KIMPTON: So, that's the Gordon Lightfoot song "The Last Time I Saw Her," sung there by Glen Campbell, another selection of our guest today, Frank Slaughter, host of Repose on Classical IPR. So, when you got tired of eating pork and beans (Laughter) on the Merchant Marine - I guess there's a poem there - you did a little retail for a while. 

SLAUGHTER: Yes, I did. I worked for K-Mart for a while as an assistant manager for, I don't know, about six or seven years. They transferred me every year. I spent two years in inner city Detroit at a Kresge store. When they opened the K-Mart store here in Traverse City, I knew that I always wanted to come back here and that's what I did. I transferred up here with that store and opened the store here.

KIMPTON: Oh, interesting. And you met your wife, Maureen, here?

SLAUGHTER: Yes, I did. 

KIMPTON: I'm just kind of curious because you have this long and abiding interest in the Civil War, and I'm just curious how that developed. Was it from an interest in just history in general or this particular period of American History? 

SLAUGHTER: I'm not sure exactly how it started because it goes way back to when I was a little boy. I had the little rubber soldiers and that type of thing, you know. 

KIMPTON: Oh, sure, yeah. 

SLAUGHTER: Probably about, thirty-five, forty years ago I started really getting interested in it and was just a veracious reader on anything about the Civil War. And of course, as you know, there are a million books on every possible aspect of it out there. So, that began the journey. And then about ten or eleven years ago I got interested in reenacting. There's a group in Scofield that has six full size Civil War canons and every year we haul those around to schools in demonstration for kids and then we take part in some of the reenactments.

KIMPTON: So, do you go the battlefields - Antietam or Shiloh? Or have you visited them all? 

SLAUGHTER: I've visited quite a few of them, especially out east. But every year there's three or four national events and they coincide with the actual anniversaries of the big battles. Typically, there's maybe fifteen or twenty thousand reenactors so some of the battles are almost full scale. 

KIMPTON: Wow!

SLAUGHTER: I got a lot of inspiration from that. For example, at Antietam at the 145th anniversary there was fifty canons on the Union side and fifty canons on the Confederate side and they were all lined up stretching for a half a mile! And we started shooting before daylight so it was just lightening flashing and the ground was shaking and it was just, you know...

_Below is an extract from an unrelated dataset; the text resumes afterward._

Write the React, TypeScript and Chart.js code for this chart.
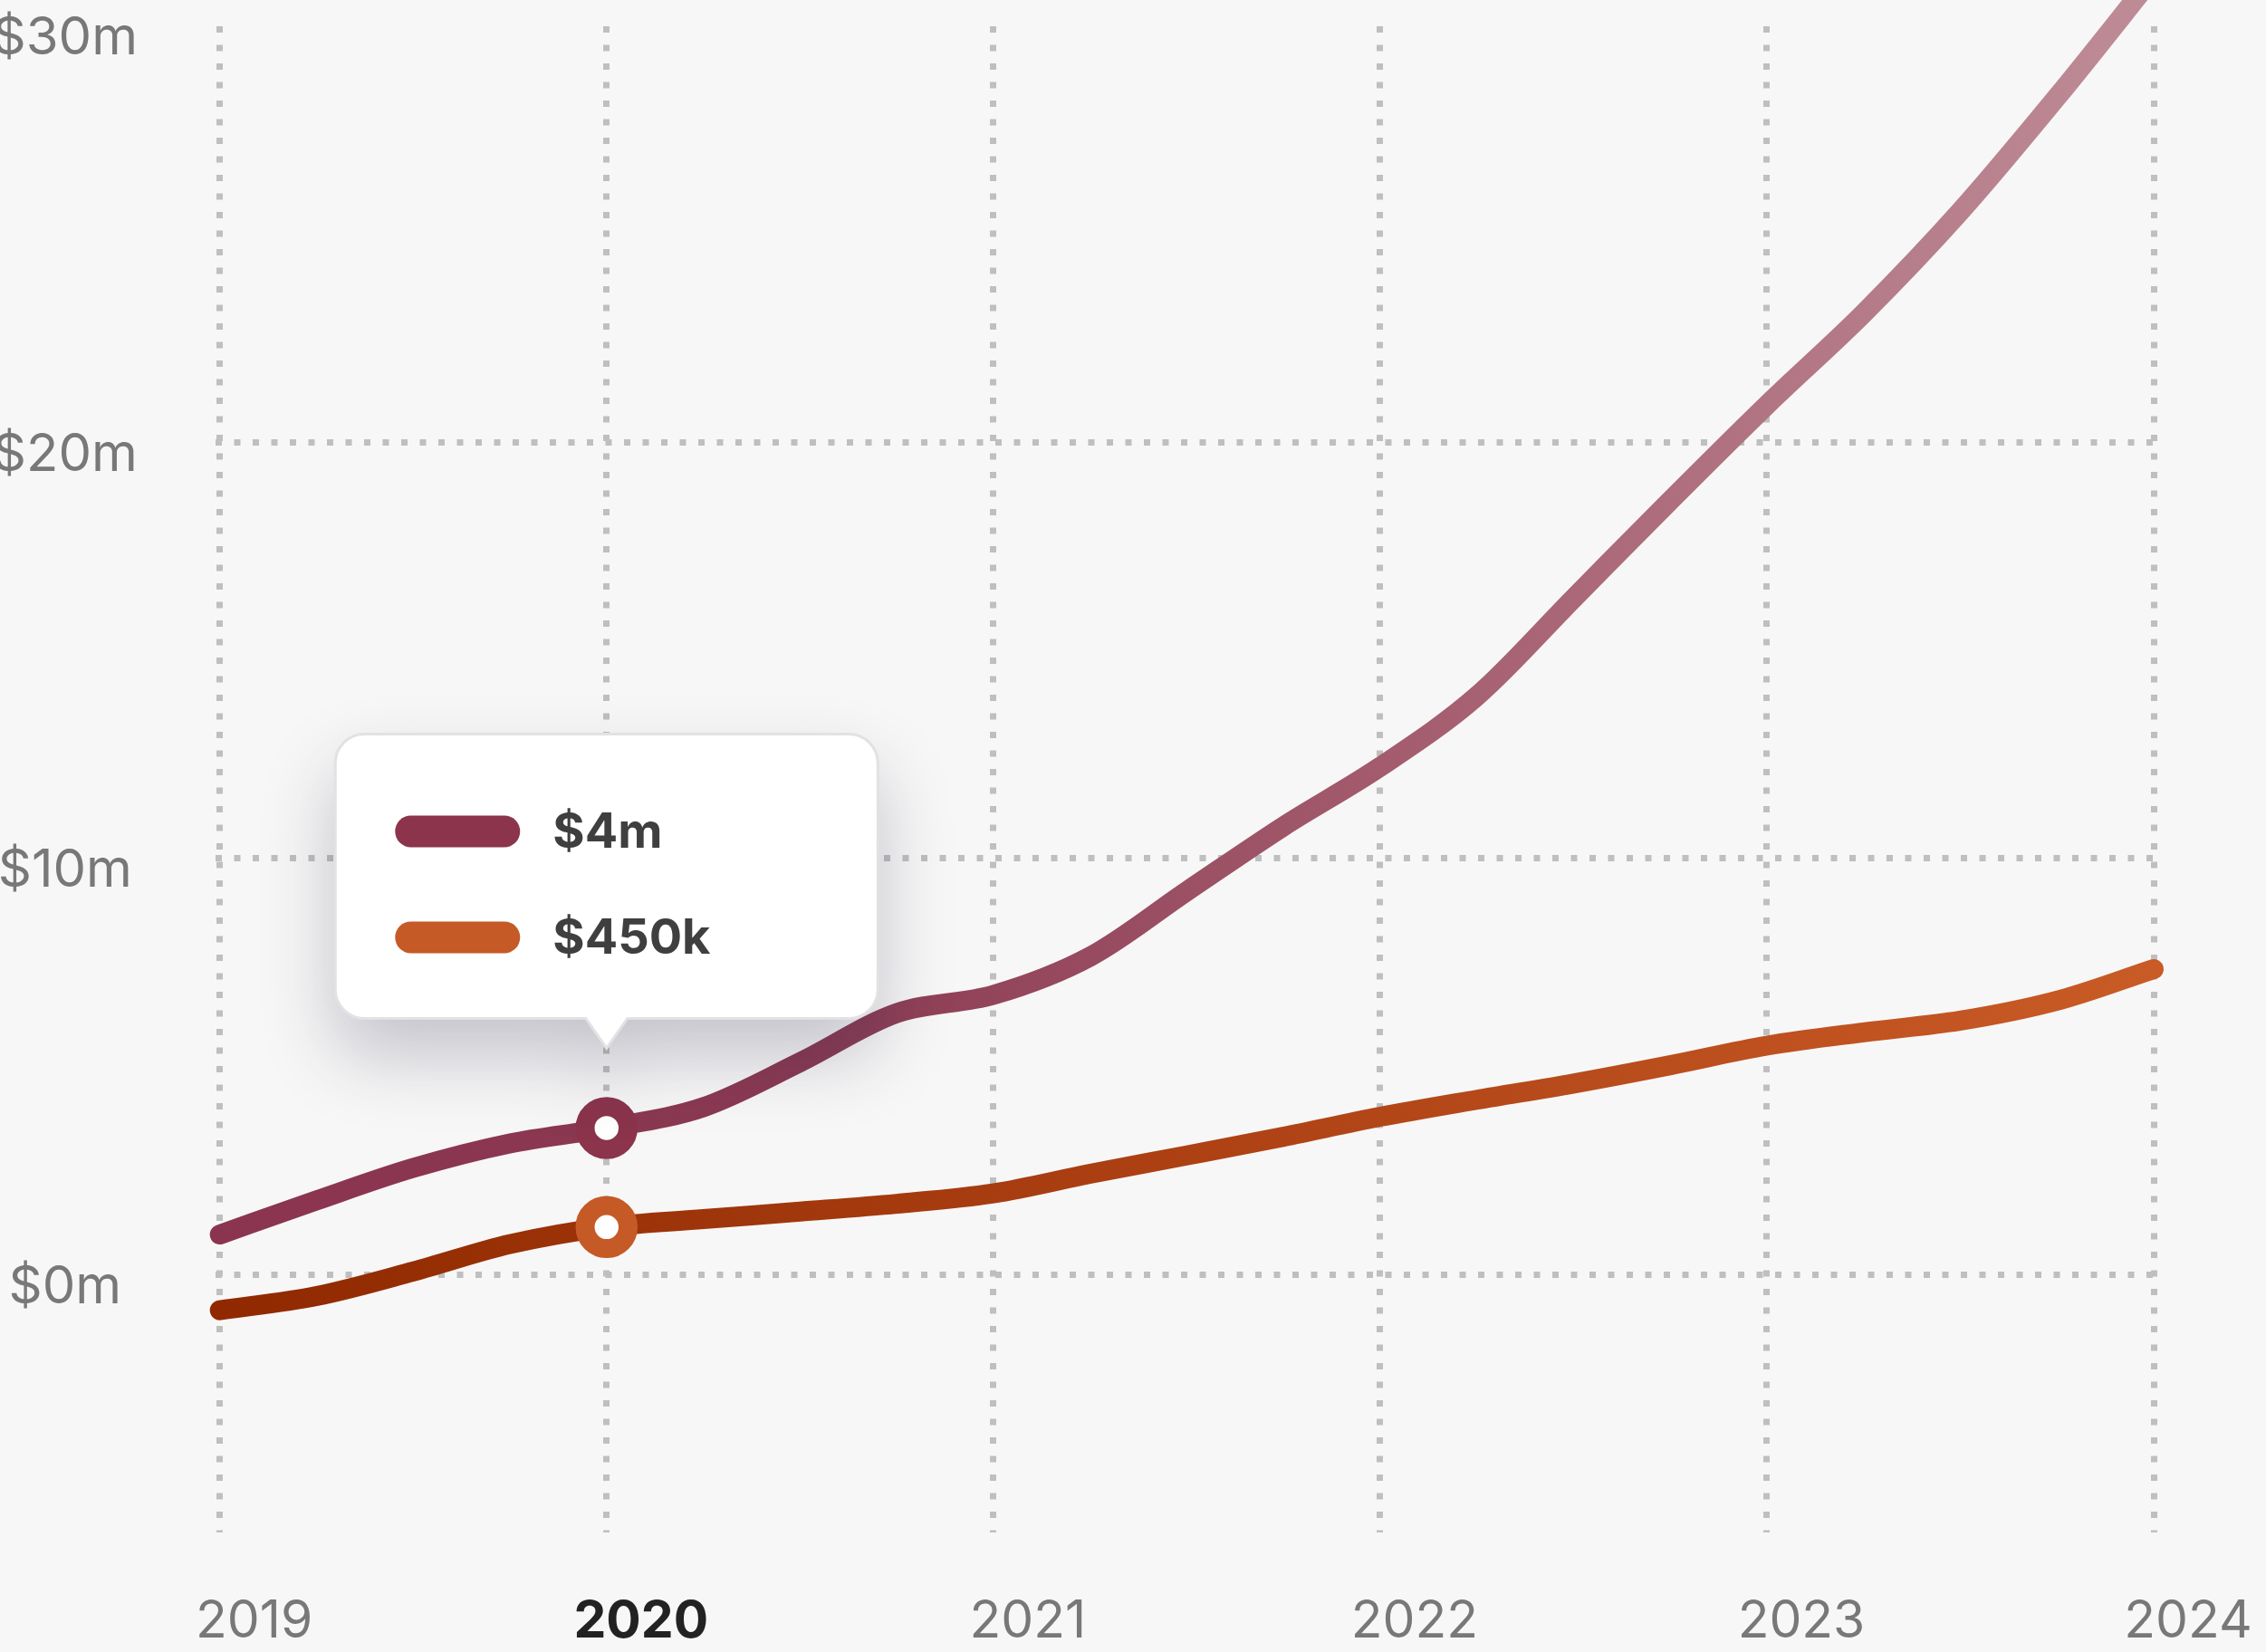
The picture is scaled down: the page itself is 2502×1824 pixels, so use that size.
import React, { useEffect, useRef } from "react";
import { Chart, registerables } from "chart.js";

Chart.register(...registerables);

// ---- data ----
const yearTicks = [2019, 2020, 2021, 2022, 2023, 2024];
const quarters = [
  2019, 2019.25, 2019.5, 2019.75,
  2020, 2020.25, 2020.5, 2020.75,
  2021, 2021.25, 2021.5, 2021.75,
  2022, 2022.25, 2022.5, 2022.75,
  2023, 2023.25, 2023.5, 2023.75,
  2024,
];
const seriesAValues = [
  0.96, 1.78, 2.56, 3.15,
  3.52, 4.02, 5.1, 6.28,
  6.72, 7.64, 9.21, 10.77,
  12.2, 13.9, 16.25, 18.6,
  20.9, 23.1, 25.55, 28.3,
  31.2,
];
const seriesBValues = [
  -0.86, -0.52, 0.07, 0.73,
  1.14, 1.33, 1.51, 1.7,
  1.95, 2.42, 2.86, 3.31,
  3.79, 4.2, 4.59, 5.03,
  5.5, 5.82, 6.1, 6.58,
  7.34,
];
const seriesNames = ["Series A", "Series B"];
const yTickValues = [0, 10, 20, 30];
const highlightYear = 2020;
const tooltipLabels = ["$4m", "$450k"];

// ---- styles ----
const FONT = "Inter";
const swatchColors = ["#8B344C", "#C55A27"];
const gridColor = "#BFBFBF";

function gradientFor(chart: any, stops: [number, string][], fallback: string) {
  const area = chart.chartArea;
  if (!area) return fallback;
  const g = chart.ctx.createLinearGradient(area.left, 0, area.right, 0);
  stops.forEach(([o, c]) => g.addColorStop(o, c));
  return g;
}

const bgPlugin = {
  id: "bg",
  beforeDraw(chart: any) {
    const c = chart.ctx;
    c.save();
    c.fillStyle = "#F7F7F7";
    c.fillRect(0, 0, chart.width, chart.height);
    c.restore();
  },
};

const tooltipPlugin = {
  id: "staticTooltip",
  afterDraw(chart: any) {
    const idx = quarters.indexOf(highlightYear);
    const p0 = chart.getDatasetMeta(0).data[idx];
    if (!p0) return;
    const ctx = chart.ctx;
    const tipX = p0.x;
    const tipY = p0.y - 88;
    const w = 599, h = 314, r = 32, caretW = 46, caretH = 33;
    const left = tipX - w / 2;
    const bottom = tipY - caretH;
    const top = bottom - h;
    ctx.save();
    ctx.beginPath();
    ctx.moveTo(left + r, top);
    ctx.lineTo(left + w - r, top);
    ctx.arcTo(left + w, top, left + w, top + r, r);
    ctx.lineTo(left + w, bottom - r);
    ctx.arcTo(left + w, bottom, left + w - r, bottom, r);
    ctx.lineTo(tipX + caretW / 2, bottom);
    ctx.lineTo(tipX, tipY);
    ctx.lineTo(tipX - caretW / 2, bottom);
    ctx.lineTo(left + r, bottom);
    ctx.arcTo(left, bottom, left, bottom - r, r);
    ctx.lineTo(left, top + r);
    ctx.arcTo(left, top, left + r, top, r);
    ctx.closePath();
    ctx.shadowColor = "rgba(40,40,70,0.25)";
    ctx.shadowBlur = 80;
    ctx.shadowOffsetY = 40;
    ctx.fillStyle = "#FFFFFF";
    ctx.fill();
    ctx.shadowColor = "transparent";
    ctx.shadowBlur = 0;
    ctx.shadowOffsetY = 0;
    ctx.lineWidth = 3;
    ctx.strokeStyle = "#E2E2E2";
    ctx.stroke();

    const rowsY = [top + 107.5, top + 224.5];
    tooltipLabels.forEach((label, i) => {
      const sy = rowsY[i];
      const sx = left + 66, sw = 138, sh = 35;
      ctx.beginPath();
      ctx.moveTo(sx + sh / 2, sy - sh / 2);
      ctx.lineTo(sx + sw - sh / 2, sy - sh / 2);
      ctx.arc(sx + sw - sh / 2, sy, sh / 2, -Math.PI / 2, Math.PI / 2);
      ctx.lineTo(sx + sh / 2, sy + sh / 2);
      ctx.arc(sx + sh / 2, sy, sh / 2, Math.PI / 2, (3 * Math.PI) / 2);
      ctx.closePath();
      ctx.fillStyle = swatchColors[i];
      ctx.fill();
      ctx.fillStyle = "#3F3F3F";
      ctx.font = `700 54px ${FONT}`;
      ctx.textAlign = "left";
      ctx.textBaseline = "middle";
      ctx.fillText(label, left + 240, sy + 2);
    });
    ctx.restore();
  },
};

const pointR = (ctx: any) => (quarters[ctx.dataIndex] === highlightYear ? 23.75 : 0);

export default function App() {
  const ref = useRef<HTMLCanvasElement>(null);
  useEffect(() => {
    document.body.style.margin = "0";
    document.body.style.background = "#F7F7F7";
    const chart = new Chart(ref.current as HTMLCanvasElement, {
      type: "line",
      data: {
        datasets: [
          {
            label: seriesNames[0],
            data: quarters.map((x, i) => ({ x, y: seriesAValues[i] })),
            borderColor: (c: any) =>
              gradientFor(
                c.chart,
                [
                  [0, "#8B3450"],
                  [0.3, "#8B3A53"],
                  [0.6, "#A35B6D"],
                  [0.8, "#B27583"],
                  [1, "#BE8D98"],
                ],
                "#8B3450"
              ),
            borderWidth: 22,
            borderCapStyle: "round",
            borderJoinStyle: "round",
            cubicInterpolationMode: "monotone",
            pointRadius: pointR,
            pointHoverRadius: pointR,
            pointBorderWidth: 21,
            pointHoverBorderWidth: 21,
            pointBackgroundColor: "#FFFFFF",
            pointBorderColor: swatchColors[0],
            clip: false,
          } as any,
          {
            label: seriesNames[1],
            data: quarters.map((x, i) => ({ x, y: seriesBValues[i] })),
            borderColor: (c: any) =>
              gradientFor(
                c.chart,
                [
                  [0, "#902900"],
                  [0.5, "#AD4114"],
                  [1, "#C95B26"],
                ],
                "#A33A0F"
              ),
            borderWidth: 22,
            borderCapStyle: "round",
            borderJoinStyle: "round",
            cubicInterpolationMode: "monotone",
            pointRadius: pointR,
            pointHoverRadius: pointR,
            pointBorderWidth: 21,
            pointHoverBorderWidth: 21,
            pointBackgroundColor: "#FFFFFF",
            pointBorderColor: swatchColors[1],
            clip: false,
          } as any,
        ],
      },
      options: {
        animation: false,
        responsive: false,
        events: [],
        layout: { padding: { top: 29, right: 112, left: 0, bottom: 0 } },
        plugins: { legend: { display: false }, tooltip: { enabled: false } },
        scales: {
          x: {
            type: "linear",
            min: 2018.989,
            max: 2024.028,
            afterBuildTicks: (s: any) => {
              s.ticks = yearTicks.map((v) => ({ value: v }));
            },
            afterFit: (s: any) => {
              s.height = 132;
              s.paddingLeft = 0;
              s.paddingRight = 0;
            },
            grid: { color: gridColor, lineWidth: 7, drawTicks: false },
            border: { display: false, dash: [7, 13.5] },
            ticks: {
              padding: 65,
              labelOffset: 38,
              maxRotation: 0,
              autoSkip: false,
              callback: (v: any) => String(v),
              color: (c: any) => (c.tick && c.tick.value === highlightYear ? "#222222" : "#787878"),
              font: (c: any) => ({
                family: FONT,
                size: 57,
                weight: c.tick && c.tick.value === highlightYear ? "700" : "400",
              }),
            },
          },
          y: {
            type: "linear",
            min: -6.2,
            max: 30,
            afterBuildTicks: (s: any) => {
              s.ticks = yTickValues.map((v) => ({ value: v }));
            },
            afterFit: (s: any) => {
              s.width = 238;
              s.paddingTop = 0;
              s.paddingBottom = 0;
            },
            grid: {
              color: (c: any) => (c.tick && c.tick.value === 30 ? "rgba(0,0,0,0)" : gridColor),
              lineWidth: 7,
              drawTicks: false,
            },
            border: { display: false, dash: [7, 13.5] },
            ticks: {
              padding: 86,
              crossAlign: "center",
              labelOffset: 14,
              callback: (v: any) => "$" + v + "m",
              color: "#787878",
              font: { family: FONT, size: 58, weight: "400" },
            },
          },
        },
      } as any,
      plugins: [bgPlugin, tooltipPlugin],
    });
    return () => chart.destroy();
  }, []);
  return (
    <div style={{ position: "fixed", left: 0, top: 0, width: 2502, height: 1824, background: "#F7F7F7" }}>
      <canvas ref={ref} width={2502} height={1824} style={{ display: "block", width: 2502, height: 1824 }} />
    </div>
  );
}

KIMPTON: You could imagine!

SLAUGHTER: It was easy to put yourself back in time.

KIMPTON: Well, sure, sure. And of course in a less sophisticated time we weren't quite aware of some of the horrors.

SLAUGHTER: Oh, absolutely, yeah. 

KIMPTON: And of course no pictures really, just a few and mostly after the war, not necessarily during the war. So, you can imagine some Michigan farm boy being scared to death. 

SLAUGHTER: Oh, yeah. They called it "seeing the elephant" back then. It was horrific and the technology had far outstripped their tactics so the wounds were terrible. 

KIMPTON: Right. You brought a letter here that's part, of course, of the very famous documentary, Ken Burns' The Civil War. Let's listen. This is the soundtrack from Ken Burns' The Civil War and this is called the "Ashokan Farewell." 

(Plays "Ashokan Farewell.")

KIMPTON: Well, that's the "Ashokan Farewell" from Ken Burns' The Civil War. It includes the text of the Sullivan Ballou letter. But your experience with the Civil War really, in a way, prompted you to do something else.  

SLAUGHTER: Right, exactly.

KIMPTON: A lot of people don't realize that you're an author and that you've written a very successful book about the Civil War. 

SLAUGHTER: Yeah, this was my first novel. 

KIMPTON: How did you pick the story line? How did you develop that? You're married to an English teacher so... (Laughter)

SLAUGHTER: Yeah, right. I put everything I know into this, Jeff! No, actually I have the connection with the artillery so that was easy and there really isn't that much written about the artillery part of the Union army. I have ancestors. I had one, my Great-great-grandfather actually, who was shot as a spy down in Tennessee during the Civil War and I've grown up hearing that story repeated and the family in it got me interested. So, I started digging and doing some research and got in contact with a distant cousin who was from the other side of the family and he grew up hearing the story too. So, we got together and he had pictures, so that turned out being such an interesting story I wrapped my story around it because it was just too good to pass up. And a lot of the events in the book are things that happened to me that I just placed back in that time period. 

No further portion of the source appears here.